# 32 inch TV for approx 30 k



## masterkd (Jul 31, 2014)

My dad's 15 years old TV is dead now. So we are planning to get a new one. Please suggest some for approx 30 k.
Please note online purchase is not an option as he lives in a small town and service availability it's poor there. So have to go local.


----------



## Gollum (Jul 31, 2014)

masterkd said:


> My dad's 15 years old TV is a almost dead now. So we are planning to get a new one. Please suggest some for approx 30 k.
> Please note to online purchase is not an option as he lives in a small town and service availability it's poor there. So have to go local.



What are the TV's available in local stores?
generally TV's from Philips/Videocon, Onida, Toshiba are cheap.
Plasma TV's are also cheap
Regular new TV's from LG and samsung are expensive and may be out of your range.

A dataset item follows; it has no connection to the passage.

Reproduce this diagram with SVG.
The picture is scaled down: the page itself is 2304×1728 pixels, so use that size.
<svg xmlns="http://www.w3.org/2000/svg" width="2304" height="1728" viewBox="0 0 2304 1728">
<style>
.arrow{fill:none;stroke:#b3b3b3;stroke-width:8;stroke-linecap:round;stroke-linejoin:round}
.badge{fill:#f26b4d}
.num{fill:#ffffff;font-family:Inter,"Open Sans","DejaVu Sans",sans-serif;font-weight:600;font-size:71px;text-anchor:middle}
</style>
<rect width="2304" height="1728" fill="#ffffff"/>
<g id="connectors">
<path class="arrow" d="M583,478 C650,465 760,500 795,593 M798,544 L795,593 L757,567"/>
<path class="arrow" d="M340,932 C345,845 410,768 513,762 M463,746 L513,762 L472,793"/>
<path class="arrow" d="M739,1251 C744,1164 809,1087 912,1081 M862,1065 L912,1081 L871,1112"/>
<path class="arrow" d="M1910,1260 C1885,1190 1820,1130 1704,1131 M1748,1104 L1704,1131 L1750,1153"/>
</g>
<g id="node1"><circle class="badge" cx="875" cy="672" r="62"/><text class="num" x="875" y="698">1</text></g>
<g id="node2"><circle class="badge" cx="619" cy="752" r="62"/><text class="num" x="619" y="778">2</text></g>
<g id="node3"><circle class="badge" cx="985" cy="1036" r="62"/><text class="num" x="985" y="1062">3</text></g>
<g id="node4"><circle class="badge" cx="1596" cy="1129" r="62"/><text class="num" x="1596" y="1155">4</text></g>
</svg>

Be aware, that prices online are way lower than showroom prices So its better to go to the showroom and get the model number first to compare the specs and features.


----------



## masterkd (Jul 31, 2014)

Below are the models available locally. 

Sony KLV32R422B-33,000
Sony R412B-31,000.00

LG 32LN4900-26,800

Samsung 32H4140-30,500 Samsung 32H4003-25,900

Panasonic A400-30,000

From all these Sony KLV32R422B seems to have best quality. However from the reviews it seems W600A is much better. I am looking for its availability.
How's KLV32R422B?

- - - Updated - - -

W600A is not available locally. 
Please tell me how is Sony KLV32R422B. My dad is more or less finalised this one. As it is my first LED TV I just want to take all the precautions.


----------



## Gollum (Jul 31, 2014)

masterkd said:


> Below are the models available locally.
> 
> Sony KLV32R422B-33,000
> Sony R412B-31,000.00
> ...



Correct me if I'm wrong but from my last outing ot the sony showroom, the ver 600 is an old one and has been replced by the 700. make sure they are not selling old stock to you.

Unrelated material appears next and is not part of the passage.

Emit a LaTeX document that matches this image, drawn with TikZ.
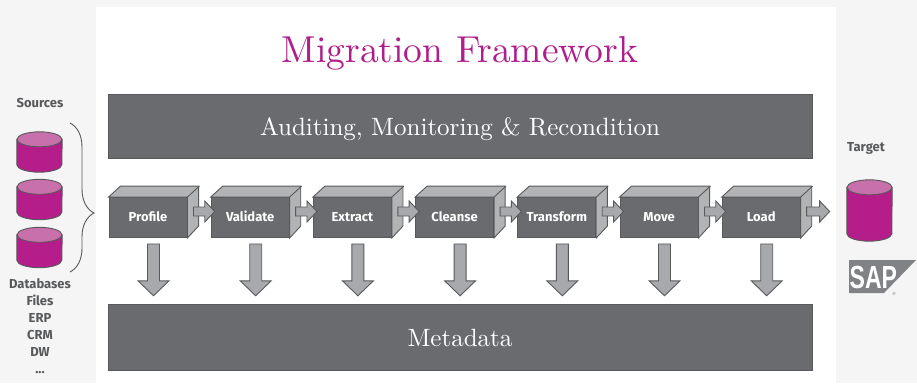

get the samsung joy plus, reasonably proced but you should get it cheaper in a store. What is the name of the store?


----------



## masterkd (Jul 31, 2014)

Its just a local store in small town. Please do not confuse with my location. I live in Kolkata. My dad lives at Bishnupur, Bankura.
What I find that from the available models there Sony KLV32R422B is the best. But I am a little skeptical about is view angle (89/89)


----------



## aroraanant (Jul 31, 2014)

I have one Sony32R402 in my house, but it has one disadvantage that it doesn't play all the video formats.
The price of 32R412 should be below 30k.
I would highly recommend you to have a look at Samsung 32H5100, it is the latest model + Full HD + plays all the formats.You should get it around 32k or may be less.


----------



## masterkd (Jul 31, 2014)

I don't want to go for FHD as local cables have no HD channels and its still analog. Picture quality will become very bad in FHD.


----------



## Minion (Aug 1, 2014)

masterkd said:


> I don't want to go for FHD as local cables have no HD channels and its still analog. Picture quality will become very bad in FHD.

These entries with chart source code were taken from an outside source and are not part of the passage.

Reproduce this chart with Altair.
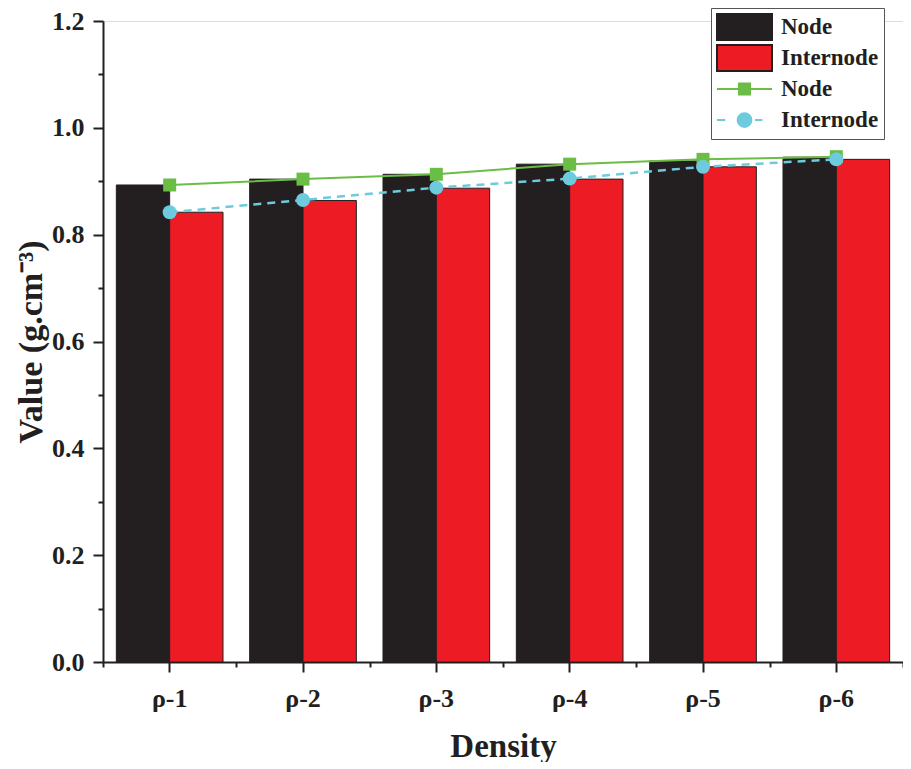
import altair as alt
import pandas as pd

densities = ["ρ-1", "ρ-2", "ρ-3", "ρ-4", "ρ-5", "ρ-6"]
node_bar = [0.893, 0.904, 0.913, 0.932, 0.938, 0.945]
internode_bar = [0.842, 0.864, 0.887, 0.904, 0.927, 0.941]
node_line = [0.893, 0.904, 0.913, 0.932, 0.941, 0.946]
internode_line = [0.842, 0.865, 0.888, 0.905, 0.927, 0.941]

series_keys = ["Node_bar", "Internode_bar", "Node_line", "Internode_line"]
fill_colors = ["#231f20", "#ed1c24", "#6abd45", "#6dcbdd"]
stroke_colors = ["#231f20", "#231f20", "#6abd45", "#6dcbdd"]
legend_shapes = [
    "M-1,-0.47H1V0.47H-1Z",
    "M-1,-0.47H1V0.47H-1Z",
    "M-1,0H1M-0.2,-0.2H0.2V0.2H-0.2Z",
    "M-1,0H-0.7M0.38,0H0.65M0.25,0A0.25,0.25,0,1,1,-0.25,0A0.25,0.25,0,1,1,0.25,0Z",
]
y_ticks = [round(i * 0.1, 1) for i in range(13)]

bar_df = pd.DataFrame({
    "density": densities * 2,
    "series": ["Node_bar"] * 6 + ["Internode_bar"] * 6,
    "value": node_bar + internode_bar,
})
line_df = pd.DataFrame({
    "density": densities * 2,
    "series": ["Node_line"] * 6 + ["Internode_line"] * 6,
    "value": node_line + internode_line,
})

FONT = "Liberation Serif"
INK = "#231f20"

fill_scale = alt.Scale(domain=series_keys, range=fill_colors)
stroke_scale = alt.Scale(domain=series_keys, range=stroke_colors)
shape_scale = alt.Scale(domain=series_keys, range=legend_shapes)
x_scale = alt.Scale(domain=densities, paddingInner=0, paddingOuter=0)
y_scale = alt.Scale(domain=[0, 1.2], nice=False, zero=True)

y_axis = alt.Axis(
    values=y_ticks,
    labelExpr="round(datum.value*10) % 2 === 0 ? format(datum.value, '.1f') : ''",
    tickSize={"condition": {"test": "round(datum.value*10) % 2 === 0", "value": 10}, "value": 5},
    tickWidth=2, tickColor=INK, domainColor=INK, domainWidth=2,
    labelFont=FONT, labelFontWeight="bold", labelFontSize=26, labelColor=INK,
    labelPadding=9, grid=False,
    titleFont=FONT, titleFontWeight="bold", titleFontSize=34, titleColor=INK,
    titlePadding=3,
)
y_enc = alt.Y("value:Q", scale=y_scale, axis=y_axis, title="Value (g.cm⁻³)")

x_axis_main = alt.Axis(
    orient="bottom", title="Density", labelAngle=0,
    tickSize=10, tickWidth=2, tickColor=INK, domainColor=INK, domainWidth=2,
    labelFont=FONT, labelFontWeight="bold", labelFontSize=26, labelColor=INK,
    labelPadding=13,
    titleFont=FONT, titleFontWeight="bold", titleFontSize=33, titleColor=INK,
    titlePadding=19,
)
x_axis_minor = alt.Axis(
    orient="bottom", title=None, labels=False, domain=False,
    tickBand="extent", tickSize=5, tickWidth=2, tickColor=INK,
)

legend_def = alt.Legend(
    title=None, orient="none", legendX=608, legendY=-13,
    labelExpr="split(datum.label, '_')[0]",
    labelFont=FONT, labelFontWeight="bold", labelFontSize=23, labelColor=INK,
    labelLimit=300, labelOffset=8,
    symbolSize=3025, symbolStrokeWidth=2, clipHeight=28, rowPadding=3,
    padding=5, strokeColor="#555555", fillColor="white",
)

x_enc_plain = alt.X("density:N", scale=x_scale, sort=densities, axis=None)

legend_layer = alt.Chart(line_df).transform_filter("false").mark_point(filled=True, opacity=1).encode(
    fill=alt.Fill("series:N", scale=fill_scale, legend=legend_def),
    stroke=alt.Stroke("series:N", scale=stroke_scale, legend=legend_def),
    shape=alt.Shape("series:N", scale=shape_scale, legend=legend_def),
)

bars = alt.Chart(bar_df).mark_bar(stroke=INK, strokeWidth=1).encode(
    x=alt.X("density:N", scale=x_scale, sort=densities, axis=x_axis_main),
    xOffset=alt.XOffset("series:N", sort=["Node_bar", "Internode_bar"],
                        scale=alt.Scale(domain=["Node_bar", "Internode_bar"], paddingInner=0, paddingOuter=0.25)),
    y=y_enc,
    fill=alt.Fill("series:N", scale=fill_scale),
)

node_line_layer = alt.Chart(line_df).transform_filter("datum.series === 'Node_line'").mark_line(strokeWidth=2).encode(
    x=alt.X("density:N", scale=x_scale, sort=densities, axis=x_axis_minor),
    y=y_enc,
    stroke=alt.Stroke("series:N", scale=stroke_scale),
)

internode_line_layer = alt.Chart(line_df).transform_filter("datum.series === 'Internode_line'").mark_line(
    strokeWidth=2.5, strokeDash=[8, 6]
).encode(
    x=x_enc_plain,
    y=y_enc,
    stroke=alt.Stroke("series:N", scale=stroke_scale),
)

squares = alt.Chart(line_df).transform_filter("datum.series === 'Node_line'").mark_square(size=169, opacity=1).encode(
    x=x_enc_plain,
    y=y_enc,
    fill=alt.Fill("series:N", scale=fill_scale),
)

circles = alt.Chart(line_df).transform_filter("datum.series === 'Internode_line'").mark_circle(size=196, opacity=1).encode(
    x=x_enc_plain,
    y=y_enc,
    fill=alt.Fill("series:N", scale=fill_scale),
)

chart = alt.layer(
    legend_layer, bars, node_line_layer, internode_line_layer, squares, circles
).resolve_axis(
    x="independent"
).properties(
    width=800, height=641,
    autosize=alt.AutoSizeParams(type="none"),
    padding={"left": 95, "top": 13, "right": 0, "bottom": 100},
).configure_view(stroke=None).configure(background="white")

chart.save("out.html", embed_options={"renderer": "svg", "actions": False})
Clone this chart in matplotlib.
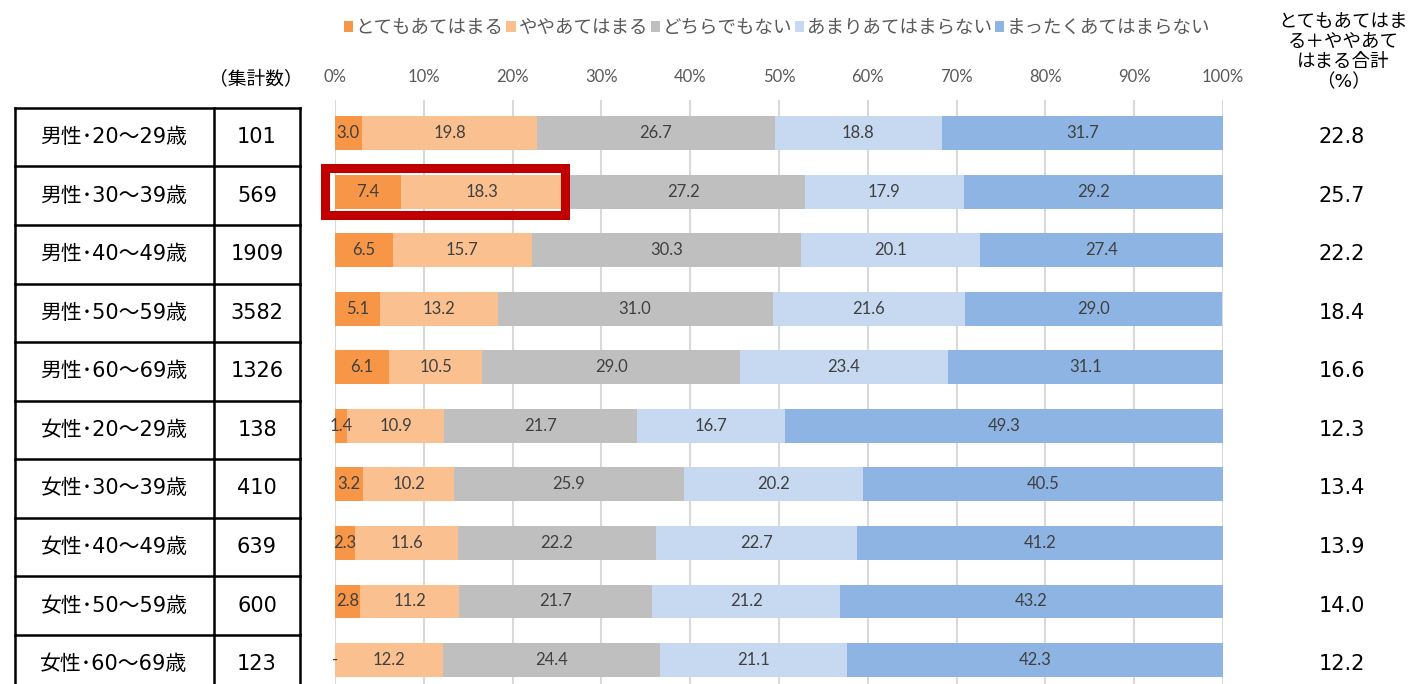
import matplotlib
matplotlib.use("Agg")
import matplotlib.pyplot as plt
import matplotlib.transforms as mtransforms
from matplotlib.patches import Rectangle, Patch
import numpy as np

plt.rcParams['font.family'] = ['DejaVu Sans', 'Noto Sans CJK JP']
num_font = ['Lato', 'Noto Sans CJK JP']

groups = ["男性･20～29歳", "男性･30～39歳", "男性･40～49歳", "男性･50～59歳", "男性･60～69歳",
          "女性･20～29歳", "女性･30～39歳", "女性･40～49歳", "女性･50～59歳", "女性･60～69歳"]
counts = [101, 569, 1909, 3582, 1326, 138, 410, 639, 600, 123]
series = ["とてもあてはまる", "ややあてはまる", "どちらでもない", "あまりあてはまらない", "まったくあてはまらない"]
very = [3.0, 7.4, 6.5, 5.1, 6.1, 1.4, 3.2, 2.3, 2.8, 0.0]
some = [19.8, 18.3, 15.7, 13.2, 10.5, 10.9, 10.2, 11.6, 11.2, 12.2]
neutral = [26.7, 27.2, 30.3, 31.0, 29.0, 21.7, 25.9, 22.2, 21.7, 24.4]
little = [18.8, 17.9, 20.1, 21.6, 23.4, 16.7, 20.2, 22.7, 21.2, 21.1]
none_ = [31.7, 29.2, 27.4, 29.0, 31.1, 49.3, 40.5, 41.2, 43.2, 42.3]
totals = [22.8, 25.7, 22.2, 18.4, 16.6, 12.3, 13.4, 13.9, 14.0, 12.2]
colors = ["#F79646", "#FAC090", "#BFBFBF", "#C6D9F0", "#8DB4E2"]

W, H = 1410, 684
fig = plt.figure(figsize=(W / 100, H / 100), dpi=100)
ax = fig.add_axes([335 / W, 0, (1223 - 335) / W, (684 - 100) / H])

y = np.arange(len(groups))
left = np.zeros(len(groups))
for vals, col, name in zip([very, some, neutral, little, none_], colors, series):
    vals = np.array(vals)
    bars = ax.barh(y, vals, left=left, height=0.58, color=col, label=name, zorder=2)
    labels = ["-" if v == 0 else f"{v:.1f}" for v in vals]
    ax.bar_label(bars, labels=labels, label_type="center", fontsize=12, color="#404040",
                 family=num_font)
    left += vals

ax.set_xlim(0, 100)
ax.set_ylim(9.409, -0.5635)
ax.set_xticks(np.arange(0, 101, 10))
ax.set_xticklabels([f"{t}%" for t in range(0, 101, 10)], family=num_font)
ax.xaxis.tick_top()
ax.tick_params(axis="x", length=0, pad=11, labelsize=12, labelcolor="#595959")
ax.set_yticks([])
ax.grid(axis="x", color="#D9D9D9", linewidth=1.5, zorder=0)
ax.set_axisbelow(True)
for s in ax.spines.values():
    s.set_visible(False)

# red highlight box around row 2
box = Rectangle((-1.1, 1 - 0.40), 27.0, 0.80, fill=False, edgecolor="#C00000",
                linewidth=6.5, zorder=5, clip_on=False)
ax.add_patch(box)

# table on the left (x in figure fraction, y in data)
tr = mtransforms.blended_transform_factory(fig.transFigure, ax.transData)
x0, x1, x2 = 15 / W, 214 / W, 300 / W
for k in range(len(groups) + 1):
    yy = k - 0.43
    ax.plot([x0, x2], [yy, yy], color="black", lw=1.8, transform=tr, clip_on=False)
for xx in (x0, x1, x2):
    ax.plot([xx, xx], [-0.43, 9.6], color="black", lw=1.8, transform=tr, clip_on=False)
for i, (g, c, t) in enumerate(zip(groups, counts, totals)):
    ax.text(114 / W, i + 0.07, g, transform=tr, ha="center", va="center", fontsize=15, color="#000000")
    ax.text(257 / W, i + 0.07, str(c), transform=tr, ha="center", va="center", fontsize=15, color="#000000")
    ax.text(1342 / W, i + 0.07, f"{t:.1f}", transform=tr, ha="center", va="center", fontsize=15, color="#000000")

fig.text(256 / W, 1 - 79 / H, "（集計数）", ha="center", va="center", fontsize=13.5)
fig.text(1343 / W, 1 - 52 / H, "とてもあてはま\nる＋ややあて\nはまる合計\n（%）",
         ha="center", va="center", fontsize=13.3, linespacing=1.15)

handles = [Patch(facecolor=c, label=s) for c, s in zip(colors, series)]
leg = fig.legend(handles=handles, loc="center", bbox_to_anchor=(777 / W, 1 - 28 / H), ncol=5,
                 frameon=False, fontsize=13.3, handlelength=0.5, handleheight=0.5,
                 handletextpad=0.15, columnspacing=0.15, labelcolor="#595959")

fig.savefig("out.png", dpi=100)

Get Philips 32PFL5578/V7 if possible its within your budget and has a very good processing engine that will upscale SD content to nearly HD. Don't get Samsung its processing engine that comes with budget models doesn't upscale satisfactorily you will see lots of noise I am a samsung user so i know.


Remember don't buy any outdated models if you face any trouble with tv they will not repair it saying they have stopped production of that model so parts are not available.


----------



## sandynator (Aug 1, 2014)

masterkd said:


> My dad's 15 years old TV is dead now. So we are planning to get a new one. Please suggest some for approx 30 k.
> Please note online purchase is not an option as he lives in a small town and service availability it's poor there. So have to go local.



+1 for suggestion by [MENTION=125133]Minion[/MENTION]

If no Full HD required then get something from 4000 OR 3000 series..

Philips 3000 series. Televisions


----------



## masterkd (Aug 2, 2014)

No Philips model was available there. So finally settled with Sony KLV32R422B.
Its good. Dad's very satisfied.
Thanks for all the suggestion guys. I came to know a lot about TVs. As I don't use a TV for last 15 years, its amazing to find out that so many things can be done with a TV now a days.
Really feeling to get one for myself as well.


----------



## Minion (Aug 2, 2014)

Congrats..


----------



## sandynator (Aug 2, 2014)

The person for whom you purchased is happy then other things don't matter much.
Enjoy your new purchase.

Why not post new thread mentioning your requirements??


----------



## masterkd (Aug 3, 2014)

sandynator said:


> Why not post new thread mentioning your requirements??


Nah I am not buying a TV till I am getting married.


----------